Friday, December 2, 2011

Searching 40 TB of Records on an iPad

The tag line from a recent release of the National Archives reads, "Imagine that you want to find electronic records related to a particular geographic location in a very large collection (40 TB and about 70 million files) of archival electronic records. Wouldn’t it be cool if you could pick up an iPad, have a map pop up on the screen, run your finger over the area on the map you were interested in, and have a list of relevant record collections show up on the screen next to the map?
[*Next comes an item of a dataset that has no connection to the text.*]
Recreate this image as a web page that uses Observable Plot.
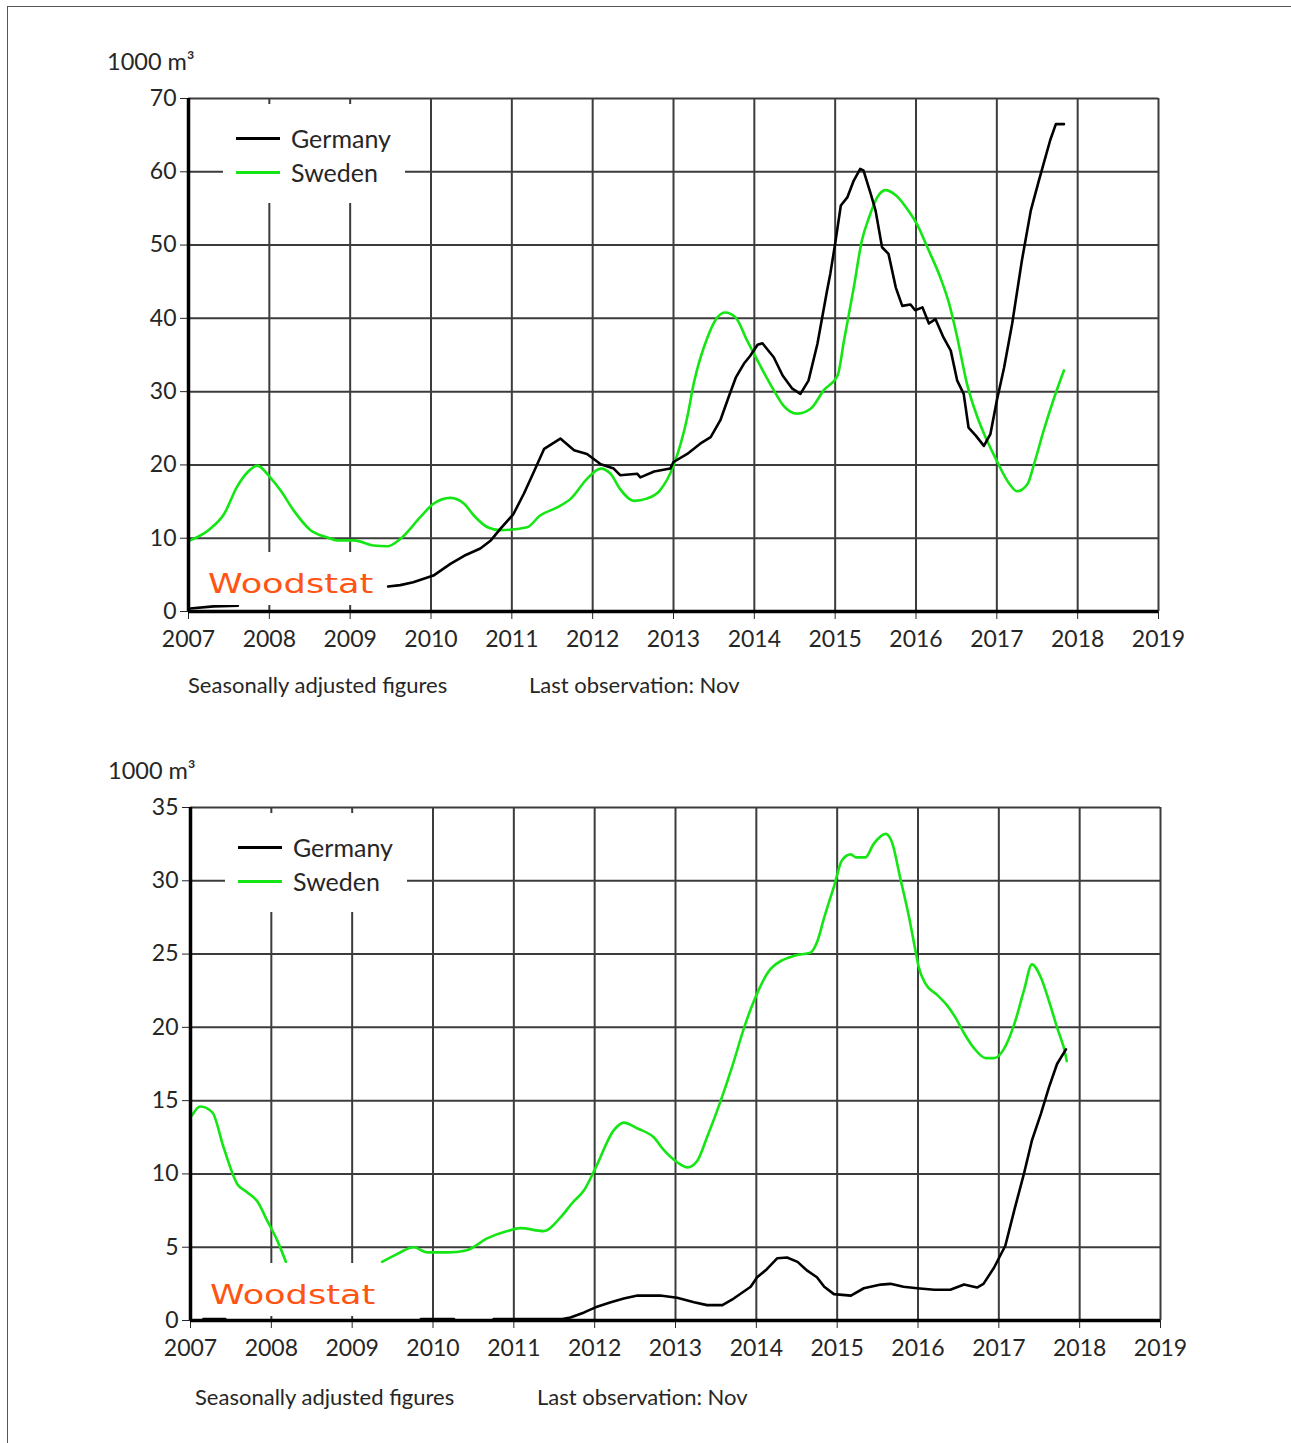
<!DOCTYPE html>
<html>
<head>
<meta charset="utf-8">
<script src="https://cdn.jsdelivr.net/npm/d3@7"></script>
<script src="https://cdn.jsdelivr.net/npm/@observablehq/plot@0.6"></script>
<style>
  html, body { margin: 0; padding: 0; background: #fff; }
  #page { position: relative; width: 1291px; height: 1443px; overflow: hidden; background: #fff; font-family: Lato, "Open Sans", sans-serif; color: #262626; }
  .frame { position: absolute; left: 7px; top: 6px; width: 1320px; height: 1480px; border: 1.2px solid #555; }
  .txt { position: absolute; white-space: nowrap; transform: translateY(-50%); line-height: 1; }
  .box { position: absolute; background: #fff; }
  .swatch { position: absolute; height: 3px; }
  .wood { position: absolute; white-space: nowrap; color: #ff5514; font-family: "DejaVu Sans", sans-serif; line-height: 1; transform-origin: left center; }
</style>
</head>
<body>
<div id="page"><div class="frame"></div></div>
<script>
// ---------- shared ticks ----------
const yearTicks = [2007, 2008, 2009, 2010, 2011, 2012, 2013, 2014, 2015, 2016, 2017, 2018, 2019];
const upperYTicks = [0, 10, 20, 30, 40, 50, 60, 70];
const lowerYTicks = [0, 5, 10, 15, 20, 25, 30, 35];
const seriesNames = ["Germany", "Sweden"];
const unitLabel = "1000 m³";
const captionLeft = "Seasonally adjusted figures";
const captionRight = "Last observation: Nov";
const watermark = "Woodstat";

// ---------- upper chart ----------
const upperGermanyYear = [2007.02, 2007.31, 2007.61, 2007.7,
  2009.47, 2009.62, 2009.78, 2010.03, 2010.24, 2010.41, 2010.61, 2010.74, 2010.86, 2011.02, 2011.15, 2011.27, 2011.40,
  2011.60, 2011.77, 2011.93, 2012.10, 2012.26, 2012.34, 2012.55, 2012.59, 2012.76, 2012.96, 2013.00, 2013.17, 2013.33,
  2013.46, 2013.58, 2013.68, 2013.77, 2013.87, 2013.95, 2014.04, 2014.10, 2014.24, 2014.35, 2014.47, 2014.57, 2014.67,
  2014.78, 2014.90, 2014.94, 2015.00, 2015.07, 2015.15, 2015.23, 2015.31, 2015.35, 2015.44, 2015.50, 2015.58, 2015.66,
  2015.75, 2015.83, 2015.93, 2015.99, 2016.08, 2016.16, 2016.24, 2016.34, 2016.43, 2016.51, 2016.59, 2016.65, 2016.74,
  2016.84, 2016.92, 2017.00, 2017.09, 2017.19, 2017.31, 2017.42, 2017.52, 2017.66, 2017.73, 2017.83];
const upperGermanyValue = [0.4, 0.7, 0.8, null,
  3.4, 3.6, 4.0, 4.9, 6.5, 7.6, 8.6, 9.7, 11.3, 13.3, 16.1, 19.0, 22.2,
  23.6, 22.0, 21.5, 20.1, 19.5, 18.6, 18.8, 18.3, 19.1, 19.5, 20.4, 21.5, 22.9,
  23.8, 26.1, 29.2, 31.9, 33.8, 34.9, 36.4, 36.6, 34.7, 32.2, 30.4, 29.7, 31.5,
  36.5, 43.8, 46.1, 50.2, 55.4, 56.5, 58.8, 60.4, 60.2, 57.0, 54.7, 49.7, 48.8,
  44.2, 41.7, 41.9, 41.1, 41.5, 39.3, 39.9, 37.4, 35.6, 31.5, 29.7, 25.1, 24.0,
  22.6, 24.2, 28.8, 33.3, 39.3, 47.9, 54.7, 58.8, 64.3, 66.5, 66.5];

const upperSwedenYear = [2007.02, 2007.27, 2007.44, 2007.60, 2007.73, 2007.85, 2008.01, 2008.14, 2008.30, 2008.51, 2008.72,
  2008.84, 2009.05, 2009.29, 2009.46, 2009.62, 2009.87, 2010.03, 2010.24, 2010.41, 2010.53, 2010.70, 2010.86, 2011.19,
  2011.35, 2011.56, 2011.73, 2011.93, 2012.10, 2012.22, 2012.34, 2012.51, 2012.67, 2012.83, 2013.00, 2013.17, 2013.25,
  2013.42, 2013.54, 2013.64, 2013.77, 2013.91, 2014.07, 2014.24, 2014.36, 2014.53, 2014.70, 2014.86, 2015.03, 2015.11,
  2015.23, 2015.33, 2015.42, 2015.52, 2015.62, 2015.75, 2015.93, 2016.01, 2016.14, 2016.30, 2016.41, 2016.51, 2016.63,
  2016.76, 2016.88, 2016.98, 2017.17, 2017.25, 2017.38, 2017.46, 2017.58, 2017.71, 2017.83];
const upperSwedenValue = [9.7, 11.3, 13.3, 17.0, 19.0, 19.9, 18.3, 16.5, 13.8, 11.1, 10.1,
  9.7, 9.7, 9.0, 8.9, 9.9, 12.9, 14.7, 15.5, 14.7, 13.1, 11.5, 11.1, 11.5,
  13.1, 14.2, 15.4, 18.1, 19.5, 18.8, 16.7, 15.1, 15.4, 16.5, 19.9, 26.5, 31.1,
  37.4, 40.1, 40.8, 40.1, 37.0, 33.6, 30.2, 28.1, 27.0, 27.7, 30.2, 32.2, 37.0,
  44.2, 50.6, 53.8, 56.5, 57.5, 56.8, 54.3, 52.9, 49.7, 45.6, 42.0, 37.4, 31.1,
  26.5, 23.3, 21.0, 17.2, 16.4, 17.4, 20.1, 24.7, 29.2, 32.9];

// ---------- lower chart ----------
const lowerGermanyYear = [2007.16, 2007.43, 2007.5,
  2009.85, 2010.26, 2010.3,
  2010.75, 2011.0, 2011.3, 2011.60, 2011.70, 2011.87, 2012.01, 2012.20, 2012.36, 2012.53, 2012.81, 2013.02, 2013.23,
  2013.39, 2013.58, 2013.72, 2013.93, 2014.01, 2014.13, 2014.26, 2014.38, 2014.51, 2014.63, 2014.75, 2014.84,
  2014.96, 2015.17, 2015.33, 2015.54, 2015.66, 2015.82, 2015.99, 2016.20, 2016.40, 2016.57, 2016.73, 2016.81,
  2016.94, 2017.08, 2017.19, 2017.31, 2017.41, 2017.52, 2017.62, 2017.72, 2017.83];
const lowerGermanyValue = [0.1, 0.1, null,
  0.1, 0.1, null,
  0.1, 0.1, 0.1, 0.1, 0.2, 0.55, 0.9, 1.25, 1.5, 1.7, 1.7, 1.55, 1.25,
  1.05, 1.05, 1.5, 2.3, 2.95, 3.5, 4.25, 4.3, 4.0, 3.4, 2.95, 2.3,
  1.8, 1.7, 2.2, 2.45, 2.5, 2.3, 2.2, 2.1, 2.1, 2.45, 2.25, 2.5,
  3.6, 5.1, 7.5, 10.0, 12.3, 14.1, 15.9, 17.5, 18.5];

const lowerSwedenYear = [2007.02, 2007.12, 2007.27, 2007.41, 2007.58, 2007.70, 2007.83, 2007.95, 2008.07, 2008.18, 2008.7,
  2009.37, 2009.56, 2009.76, 2009.93, 2010.18, 2010.42, 2010.67, 2010.92, 2011.08, 2011.37, 2011.58, 2011.72, 2011.87,
  2012.01, 2012.24, 2012.36, 2012.53, 2012.73, 2012.86, 2013.02, 2013.15, 2013.27, 2013.39, 2013.56, 2013.70, 2013.85,
  2013.97, 2014.18, 2014.48, 2014.67, 2014.75, 2014.84, 2014.96, 2015.06, 2015.17, 2015.23, 2015.35, 2015.45, 2015.60,
  2015.68, 2015.78, 2015.89, 2015.97, 2016.01, 2016.09, 2016.24, 2016.36, 2016.46, 2016.57, 2016.69, 2016.84, 2016.94,
  2017.06, 2017.19, 2017.31, 2017.41, 2017.52, 2017.62, 2017.72, 2017.83, 2017.84];
const lowerSwedenValue = [14.0, 14.6, 14.2, 11.8, 9.3, 8.75, 8.1, 6.8, 5.5, 4.0, null,
  4.0, 4.55, 5.0, 4.65, 4.65, 4.8, 5.6, 6.1, 6.3, 6.1, 7.05, 8.0, 8.9,
  10.4, 13.0, 13.5, 13.1, 12.5, 11.6, 10.8, 10.45, 10.9, 12.5, 15.0, 17.3, 20.0,
  21.8, 24.0, 24.9, 25.1, 25.8, 27.5, 29.6, 31.4, 31.8, 31.6, 31.6, 32.5, 33.2,
  32.6, 30.2, 27.5, 25.2, 24.1, 23.0, 22.2, 21.5, 20.7, 19.6, 18.6, 17.9, 17.9,
  18.5, 20.2, 22.5, 24.3, 23.4, 21.8, 20.0, 18.0, 17.7];

const seriesColors = ["#000000", "#14e614"];

function toRows(years, values) {
  return years.map((y, i) => ({year: y, value: values[i]}));
}

function makeChart(opts) {
  const gData = toRows(opts.gYear, opts.gValue);
  const sData = toRows(opts.sYear, opts.sValue);
  const svg = Plot.plot({
    width: 1291,
    height: opts.height,
    marginLeft: opts.marginLeft,
    marginRight: opts.marginRight,
    marginTop: opts.marginTop,
    marginBottom: opts.marginBottom,
    style: {fontFamily: "Lato, 'Open Sans', sans-serif", fontSize: "23px", color: "#262626", background: "transparent", overflow: "visible"},
    x: {domain: [2007, 2019], ticks: yearTicks, tickFormat: d => String(d), tickSize: 8, tickPadding: 11, label: null},
    y: {domain: [0, opts.yTicks[opts.yTicks.length - 1]], ticks: opts.yTicks, tickFormat: d => String(d), tickSize: 8, tickPadding: 4, label: null},
    marks: [
      Plot.ruleX(yearTicks, {stroke: "#3c3c3c", strokeWidth: 2}),
      Plot.ruleY(opts.yTicks, {stroke: "#3c3c3c", strokeWidth: 2}),
      Plot.line(sData, {x: "year", y: "value", stroke: seriesColors[1], strokeWidth: 2.6, curve: "monotone-x"}),
      Plot.line(gData, {x: "year", y: "value", stroke: seriesColors[0], strokeWidth: 2.6}),
      Plot.ruleX([2007], {stroke: "#000", strokeWidth: 3.5}),
      Plot.ruleY([0], {stroke: "#000", strokeWidth: 3.5})
    ]
  });
  svg.style.position = "absolute";
  svg.style.left = "0px";
  svg.style.top = opts.top + "px";
  svg.style.maxWidth = "none";
  return svg;
}

const page = document.getElementById("page");

page.appendChild(makeChart({
  top: 0, height: 705, marginTop: 98, marginBottom: 94, marginLeft: 188, marginRight: 133,
  yTicks: upperYTicks,
  gYear: upperGermanyYear, gValue: upperGermanyValue,
  sYear: upperSwedenYear, sValue: upperSwedenValue
}));
page.appendChild(makeChart({
  top: 705, height: 738, marginTop: 102, marginBottom: 123, marginLeft: 190, marginRight: 131,
  yTicks: lowerYTicks,
  gYear: lowerGermanyYear, gValue: lowerGermanyValue,
  sYear: lowerSwedenYear, sValue: lowerSwedenValue
}));

function addText(text, left, cy, size, cls) {
  const d = document.createElement("div");
  d.className = cls || "txt";
  d.textContent = text;
  d.style.left = left + "px";
  d.style.top = cy + "px";
  d.style.fontSize = size + "px";
  page.appendChild(d);
  return d;
}
function addBox(left, top, w, h) {
  const d = document.createElement("div");
  d.className = "box";
  Object.assign(d.style, {left: left + "px", top: top + "px", width: w + "px", height: h + "px"});
  page.appendChild(d);
}
function addSwatch(left, cy, w, color) {
  const d = document.createElement("div");
  d.className = "swatch";
  Object.assign(d.style, {left: left + "px", top: (cy - 1.5) + "px", width: w + "px", background: color});
  page.appendChild(d);
}
function addPanelDecor(p) {
  // unit label
  const u = addText(unitLabel, p.unitX, p.unitY, 23.5);
  // legend box
  addBox(p.legX, p.legY, 182, 99);
  addSwatch(p.legX + 13, p.legY + 34, 44, seriesColors[0]);
  addSwatch(p.legX + 13, p.legY + 68, 44, seriesColors[1]);
  addText(seriesNames[0], p.legX + 68, p.legY + 34, 25);
  addText(seriesNames[1], p.legX + 68, p.legY + 68, 25);
  // watermark
  addBox(p.wmX, p.wmY, 188, 53);
  const w = addText(watermark, p.wmX + 11, p.wmY + 31, 27, "txt wood");
  w.style.transform = "translateY(-50%) scale(1.3, 1.0)";
  // captions
  addText(captionLeft, p.capX1, p.capY, 22);
  addText(captionRight, p.capX2, p.capY, 22);
}

addPanelDecor({unitX: 107, unitY: 62, legX: 223, legY: 104, wmX: 197, wmY: 552, capX1: 188, capX2: 529, capY: 685});
addPanelDecor({unitX: 108, unitY: 771, legX: 225, legY: 813, wmX: 199, wmY: 1263, capX1: 195, capX2: 537, capY: 1397});
</script>
</body>
</html>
Wouldn’t it be really cool if you could then drill down through that list and see metadata about records in each collection?"

The article reports the results of the 2011 Large Data Analysis and Visualization (LDAV) symposium in Providence, RI. The NARA partners have developed a set of online searching tools that do the following:
  • Searches across a large collection
  • Identifies files in the collection that contain geospatial information (i.e., GIS datasets)
  • Identifies applications that can open the identified files
  • Opens the files
  • Extracts metadata from the files
  • Determines the geographic coverage of the files
  • Adds the metadata and the latitude and longitude each file covers to an index
The development of these types of tools points out the need for genealogical researchers to become more proficient in a number of areas.

  1. Genealogists need to be very familiar with computer operation on a number of different formats and that touch screens may well become the default method of operating most types of information systems.
  2. Genealogists need to understand maps and be more consistent in recording the location of events. The days when you could put "Mary, born abt 1800 in Ohio" are long gone. The whole NARA project points out the geographical basis for nearly all organizations of record collections.
  3. Genealogists who resist computerizing their data will be left even further behind in doing any kink of extensive research.
  4. There is a firm commitment by large record repositories to make more of their collections available electronically. 

My observation is that a huge number of today's casual researchers will likely be left out of this whole system.